## What is expected:
Take the lines from the top down to and including the one with "line=dict(color=col, width=2)))" and repeat them exactly. Omit images.

■ ■ ■ ■ ■ ■ ■

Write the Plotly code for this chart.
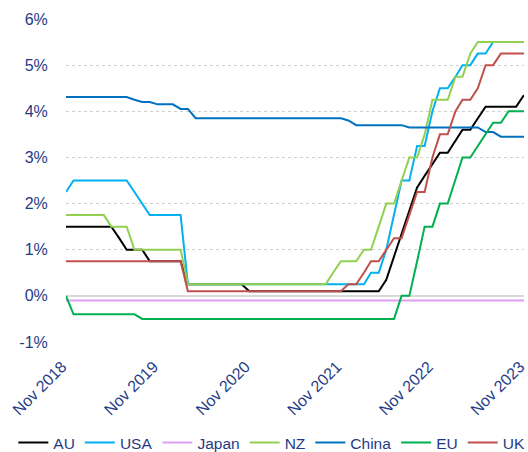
import pandas as pd
import plotly.graph_objects as go

# Monthly dates, Nov 2018 .. Nov 2023 (61 months)
months = pd.date_range("2018-11-01", "2023-11-01", freq="MS")

au = ([1.5] * 7 + [1.25, 1.0, 1.0, 1.0, 0.75] + [0.75] * 4 + [0.25] * 8 + [0.1] * 18 +
      [0.35, 0.85, 1.35, 1.85, 2.35, 2.6, 2.85, 3.1, 3.1, 3.35, 3.6, 3.6, 3.85,
       4.1, 4.1, 4.1, 4.1, 4.1, 4.35])
usa = ([2.25] + [2.5] * 8 + [2.25, 2.0] + [1.75] * 5 + [0.25] * 24 +
       [0.5, 0.5, 1.0, 1.75, 2.5, 2.5, 3.25, 3.25, 4.0, 4.5, 4.5, 4.75, 5.0, 5.0,
        5.25, 5.25] + [5.5] * 5)
japan = [-0.1] * 61
nz = ([1.75] * 6 + [1.5] * 3 + [1.0] * 7 + [0.25] * 19 +
      [0.5, 0.75, 0.75, 0.75, 1.0, 1.0, 1.5, 2.0, 2.0, 2.5, 3.0, 3.0, 3.5, 4.25,
       4.25, 4.25, 4.75, 4.75, 5.25] + [5.5] * 7)
china = ([4.31] * 9 + [4.25, 4.2, 4.2] + [4.15] * 3 + [4.05, 4.05] + [3.85] * 20 +
         [3.8] + [3.7] * 7 + [3.65] * 10 + [3.55, 3.55] + [3.45] * 4)
eu = ([0.0] + [-0.4] * 9 + [-0.5] * 34 +
      [0.0, 0.0, 0.75, 1.5, 1.5, 2.0, 2.0, 2.5, 3.0, 3.0, 3.25, 3.5, 3.75, 3.75] +
      [4.0] * 3)
uk = ([0.75] * 16 + [0.1] * 21 +
      [0.25, 0.25, 0.5, 0.75, 0.75, 1.0, 1.25, 1.25, 1.75, 2.25, 2.25, 3.0, 3.5,
       3.5, 4.0, 4.25, 4.25, 4.5, 5.0, 5.0] + [5.25] * 4)

series_names = ["AU", "USA", "Japan", "NZ", "China", "EU", "UK"]
series_values = [au, usa, japan, nz, china, eu, uk]
series_colors = ["#000000", "#00b0f0", "#df9ff2", "#92d050", "#0070c0", "#00b050", "#c0504d"]

y_ticks = [-1, 0, 1, 2, 3, 4, 5, 6]
y_tick_labels = ["-1%", "0%", "1%", "2%", "3%", "4%", "5%", "6%"]
x_ticks = ["2018-11-01", "2019-11-01", "2020-11-01", "2021-11-01", "2022-11-01", "2023-11-01"]
x_tick_labels = ["Nov 2018", "Nov 2019", "Nov 2020", "Nov 2021", "Nov 2022", "Nov 2023"]

navy = "#1f3b86"
font_family = "Arial, Liberation Sans, sans-serif"

fig = go.Figure()
for name, vals, col in zip(series_names, series_values, series_colors):
    fig.add_trace(go.Scatter(x=months, y=vals, name=name, mode="lines",
                             line=dict(color=col, width=2)))

fig.update_layout(
    width=528, height=452,
    margin=dict(l=66, r=4, t=19, b=110, autoexpand=False),
    plot_bgcolor="white", paper_bgcolor="white",
    font=dict(family=font_family, color=navy, size=16),
    showlegend=True,
    legend=dict(orientation="h", xref="paper", yref="paper",
                x=-0.115, xanchor="left", y=-0.26, yanchor="top",
                font=dict(size=15.5, color=navy), bgcolor="rgba(0,0,0,0)",
                itemclick=False),
)
fig.update_xaxes(
    type="date", range=["2018-11-01", "2023-11-01 04:00"],
    tickvals=x_ticks, ticktext=x_tick_labels, tickangle=-45,
    showgrid=False, zeroline=False, showline=False, automargin=False,
    ticklabeloverflow="allow", ticklabelshift=-4,
    ticks="outside", ticklen=8, tickcolor="rgba(0,0,0,0)",
    tickfont=dict(size=16, color=navy),
)
fig.update_yaxes(
    range=[-1, 6], tickvals=y_ticks, ticktext=y_tick_labels,
    showgrid=True, gridcolor="#cfcfcf", griddash="dot", gridwidth=1,
    zeroline=True, zerolinecolor="#d9d9d9", zerolinewidth=1.5,
    showline=False, automargin=False, ticks="outside", ticklen=14,
    tickcolor="rgba(0,0,0,0)",
    tickfont=dict(size=16, color=navy),
)

fig.write_html("out.html")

■ ■ ■ ■ ■ ■ ■

## Response to the exercise:
Write the Plotly code for this chart.
import pandas as pd
import plotly.graph_objects as go

# Monthly dates, Nov 2018 .. Nov 2023 (61 months)
months = pd.date_range("2018-11-01", "2023-11-01", freq="MS")

au = ([1.5] * 7 + [1.25, 1.0, 1.0, 1.0, 0.75] + [0.75] * 4 + [0.25] * 8 + [0.1] * 18 +
      [0.35, 0.85, 1.35, 1.85, 2.35, 2.6, 2.85, 3.1, 3.1, 3.35, 3.6, 3.6, 3.85,
       4.1, 4.1, 4.1, 4.1, 4.1, 4.35])
usa = ([2.25] + [2.5] * 8 + [2.25, 2.0] + [1.75] * 5 + [0.25] * 24 +
       [0.5, 0.5, 1.0, 1.75, 2.5, 2.5, 3.25, 3.25, 4.0, 4.5, 4.5, 4.75, 5.0, 5.0,
        5.25, 5.25] + [5.5] * 5)
japan = [-0.1] * 61
nz = ([1.75] * 6 + [1.5] * 3 + [1.0] * 7 + [0.25] * 19 +
      [0.5, 0.75, 0.75, 0.75, 1.0, 1.0, 1.5, 2.0, 2.0, 2.5, 3.0, 3.0, 3.5, 4.25,
       4.25, 4.25, 4.75, 4.75, 5.25] + [5.5] * 7)
china = ([4.31] * 9 + [4.25, 4.2, 4.2] + [4.15] * 3 + [4.05, 4.05] + [3.85] * 20 +
         [3.8] + [3.7] * 7 + [3.65] * 10 + [3.55, 3.55] + [3.45] * 4)
eu = ([0.0] + [-0.4] * 9 + [-0.5] * 34 +
      [0.0, 0.0, 0.75, 1.5, 1.5, 2.0, 2.0, 2.5, 3.0, 3.0, 3.25, 3.5, 3.75, 3.75] +
      [4.0] * 3)
uk = ([0.75] * 16 + [0.1] * 21 +
      [0.25, 0.25, 0.5, 0.75, 0.75, 1.0, 1.25, 1.25, 1.75, 2.25, 2.25, 3.0, 3.5,
       3.5, 4.0, 4.25, 4.25, 4.5, 5.0, 5.0] + [5.25] * 4)

series_names = ["AU", "USA", "Japan", "NZ", "China", "EU", "UK"]
series_values = [au, usa, japan, nz, china, eu, uk]
series_colors = ["#000000", "#00b0f0", "#df9ff2", "#92d050", "#0070c0", "#00b050", "#c0504d"]

y_ticks = [-1, 0, 1, 2, 3, 4, 5, 6]
y_tick_labels = ["-1%", "0%", "1%", "2%", "3%", "4%", "5%", "6%"]
x_ticks = ["2018-11-01", "2019-11-01", "2020-11-01", "2021-11-01", "2022-11-01", "2023-11-01"]
x_tick_labels = ["Nov 2018", "Nov 2019", "Nov 2020", "Nov 2021", "Nov 2022", "Nov 2023"]

navy = "#1f3b86"
font_family = "Arial, Liberation Sans, sans-serif"

fig = go.Figure()
for name, vals, col in zip(series_names, series_values, series_colors):
    fig.add_trace(go.Scatter(x=months, y=vals, name=name, mode="lines",
                             line=dict(color=col, width=2)))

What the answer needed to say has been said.